Shade also challenges small gardens, whether it is cast by high walls or buildings or from inherited tree or shrub shade from the neighbours garden. This however is easily adopted into a clever planting scheme, inherited landscape is there to be enhanced not hidden!

Sarcococca confusa
Sarcocca
Pyrus
Pyrus

Paths & Walkways

When planning and designing a small garden it is very important to include a way to walk around the garden, a route to be followed, a humble garden path. By adding winding, flowing paths that you can never quite see to the end of from their beginning, you invite discovery in to your garden. A great way to do this is by incorporating “garden rooms”. Garden rooms are spaces that are independent to the main garden and often are obscured from the outside. Created through clever planting and by utilising vertical space. What better way to create a wall then to plant an espalier fruit tree?

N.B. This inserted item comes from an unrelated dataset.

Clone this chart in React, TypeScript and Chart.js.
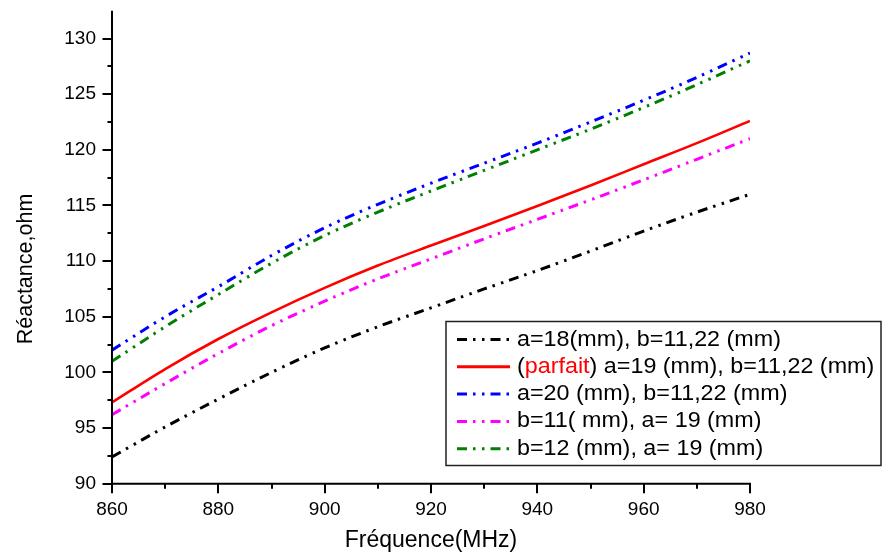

Flowers in the spring, lush foliage throughout summer with fruit arriving to be enjoyed well in to the Autumn. Pyrus communis ‘Conference’, the conference pear holds RHS AGM and is one of the favourite dessert pears. Covered in white flowers in April followed by the production of long, yellow to green pears in mid to late summer.

Another benefit of espalier fruit trees is the space below the first branches, here lies the perfect planting space for spring bulbs and perennials. Use a low growing perennial such as Alchemilla mollis, a staple for any garden, offering scalloped bright green leaves which catch droplets of water that flow like quicksilver in the summer light. From June through until September a frothy haze of tiny yellow flowers appears just above the foliage. Perfectly suited to being planted on mass below an espalier fruit tree or for softening the edges of paths. A low growing grass can also soften edges whilst creating a free flowing display Hakonechloa macra ‘Aureola’ is a wonderfully colourful example of the genus, giving an eye catching display from its bright yellow and green foliage. The narrow leaves of this hummock forming perennial keep their colour throughout the year. The foliage stays with the plant all the way through the frosts and offers structure even when turning from orange to brown as it colours fade in to winter.

 

Hakonechloa macra ‘Aureola’
Hakonechloa macra ‘Aureola’
Rosaceae Alchemilla mollis (2)
Alchemilla mollis

Using vertical space

Any garden needs an entrance and what better way to create an entrance than an archway, capitalising on the benefit of vertical space. Trachelospernum jasminoides or Star Jasmine is a wonderful evergreen climber that is more than happy to be grown in a large pot at the base of an archway. Offer this plant support on an archway to create an entrance with style and beauty from with flowers that pack real power of scent. By adding any form of support, whether that be as large as an arch or pergola, or as simple as a trellis or supporting wires, you can really maximise the flower power of a small space by adding a vertical display of joy that, with good planting choices, can offer pleasure in every season.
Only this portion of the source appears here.